Livia February 16, 2015 - 7:16 am

Regarding eating pasta, I’ve also heard that tourists eat it with fork and spoon, however, Italians don’t usually use the spoon. Is that so?

Gio February 16, 2015 - 8:18 pm

Livia, it depends. In the south of Italy, a lot of people eat spaghetti with both spoon and fork. But as you go north, people only use the fork. I don’t really see the point of using a spoon tbh. To me, it’s just another thing to wash and clean later. 🙂

Jean February 17, 2015 - 7:02 pm

I loved the travelogue tips about Italy. Some day I hope to get there. It’s on my bucket list.

1. Have you ever travelled abroad for work? Yes.
2. What’s your favourite eyeliner colour? Medium brown
3. Three things you’re thankful for today? My faith, family and friends, good health.
4. Would you rather be trapped in a broken elevator or on a broken ski lift chair? Elevator, definitely. It scares me just to think about dangling in the air in frigid weather.
5. Do you like late-night talk shows? Dating myself – I have to say I enjoyed the Tonight show with Johnny Carson. I also liked letterman. But I don’t stay up that ate anymore.

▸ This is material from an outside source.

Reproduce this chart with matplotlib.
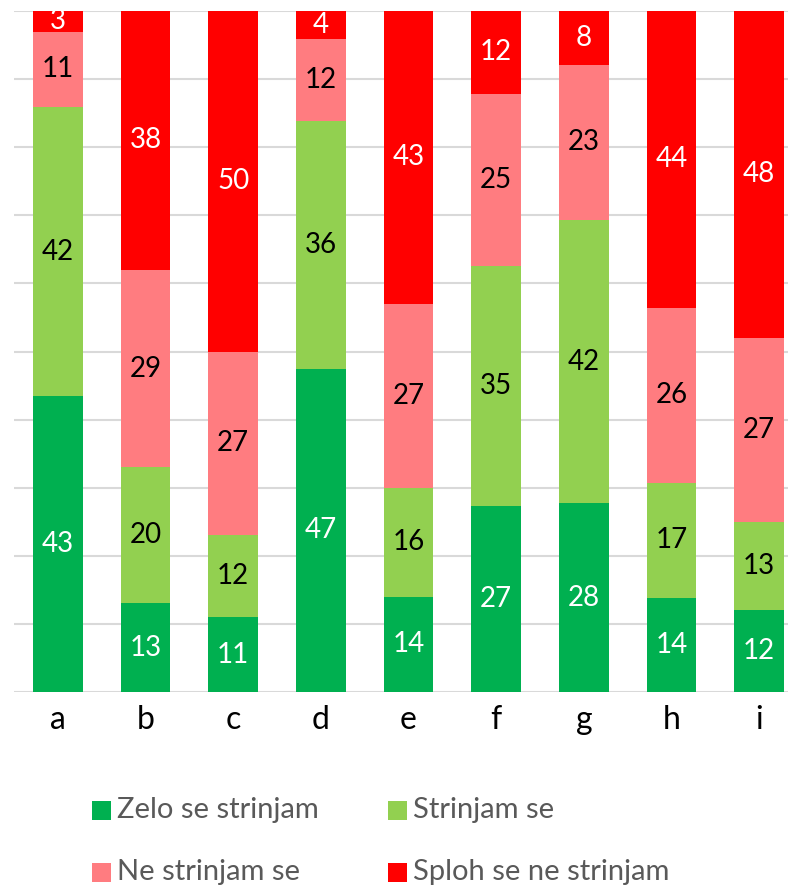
import matplotlib
matplotlib.use("Agg")
import matplotlib.pyplot as plt
from matplotlib.patches import Rectangle
import numpy as np

plt.rcParams['font.family'] = ['Lato', 'DejaVu Sans']

categories = ['a', 'b', 'c', 'd', 'e', 'f', 'g', 'h', 'i']
zelo = [43, 13, 11, 47, 14, 27, 28, 14, 12]
strinjam = [42, 20, 12, 36, 16, 35, 42, 17, 13]
ne_strinjam = [11, 29, 27, 12, 27, 25, 23, 26, 27]
sploh = [3, 38, 50, 4, 43, 12, 8, 44, 48]

series_names = ['Zelo se strinjam', 'Strinjam se', 'Ne strinjam se', 'Sploh se ne strinjam']
colors = ['#00B050', '#92D050', '#FF7C80', '#FF0000']
label_colors = ['white', 'black', 'black', 'white']

data = np.array([zelo, strinjam, ne_strinjam, sploh], dtype=float)
totals = data.sum(axis=0)
pct = data / totals * 100

W, H = 788, 886
fig = plt.figure(figsize=(W / 100, H / 100), dpi=100)
ax = fig.add_axes([14 / W, 1 - 692 / H, (803 - 14) / W, (692 - 11) / H])

x = np.arange(len(categories))
bottom = np.zeros(len(categories))
for i in range(4):
    ax.bar(x, pct[i], bottom=bottom, width=0.57, color=colors[i], zorder=2)
    for j in range(len(categories)):
        ax.text(x[j], bottom[j] + pct[i][j] / 2, f"{int(data[i][j])}",
                ha='center', va='center', color=label_colors[i], fontsize=20, zorder=3)
    bottom += pct[i]

ax.set_xlim(-0.5, len(categories) - 0.5)
ax.set_ylim(0, 100)
ax.set_yticks(np.arange(0, 101, 10))
ax.yaxis.grid(True, color='#D9D9D9', linewidth=1.5, zorder=0)
ax.set_axisbelow(True)
ax.tick_params(axis='y', left=False, labelleft=False)
ax.tick_params(axis='x', bottom=False, labelsize=23, pad=6, labelcolor='black')
ax.set_xticks(x)
ax.set_xticklabels(categories)
for s in ['top', 'right', 'left', 'bottom']:
    ax.spines[s].set_visible(False)

# legend laid out row-wise like the reference
leg_pos = [(92, 810), (388, 810), (92, 872), (388, 872)]
sq = 19
for (lx, ly), c, name in zip(leg_pos, colors, series_names):
    fig.patches.append(Rectangle((lx / W, 1 - (ly + sq / 2) / H), sq / W, sq / H,
                                 transform=fig.transFigure, facecolor=c, edgecolor='none'))
    fig.text((lx + sq + 6) / W, 1 - ly / H, name, ha='left', va='center',
             fontsize=21, color='#595959')

fig.savefig('out.png', dpi=100)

Gio February 17, 2015 - 9:18 pm

Jean, I’m glad you enjoyed my tips about eating out in Italy. I hope you manage to come here. It is a beautiful country.

Kelsey M February 18, 2015 - 7:45 pm

Reading this post makes me nostalgic for the 2 weeks I spend in Florence a few years ago….boy do I miss the love and appreciation for food with *every* meal!

1. Have you ever travelled abroad for work? Sadly, no…but when I become a successful blogger, maybe I will!
2. What’s your favourite eyeliner colour? Dark brown.
3. Three things you’re thankful for today? The sun, the stargazer lilies I’m smelling from the window and the recipe testing I did today (even if it was a failure I figured out some steps on where to go the next attempt!)
4. Would you rather be trapped in a broken elevator or on a broken ski lift chair? Ski lift- at least I’d be outside!
5. Do you like late-night talk shows? Nope!

Gio February 19, 2015 - 9:33 pm

Kelsey, I hope you enjoyed your trip to Florence. It’s a beautiful place, and the food there delicious!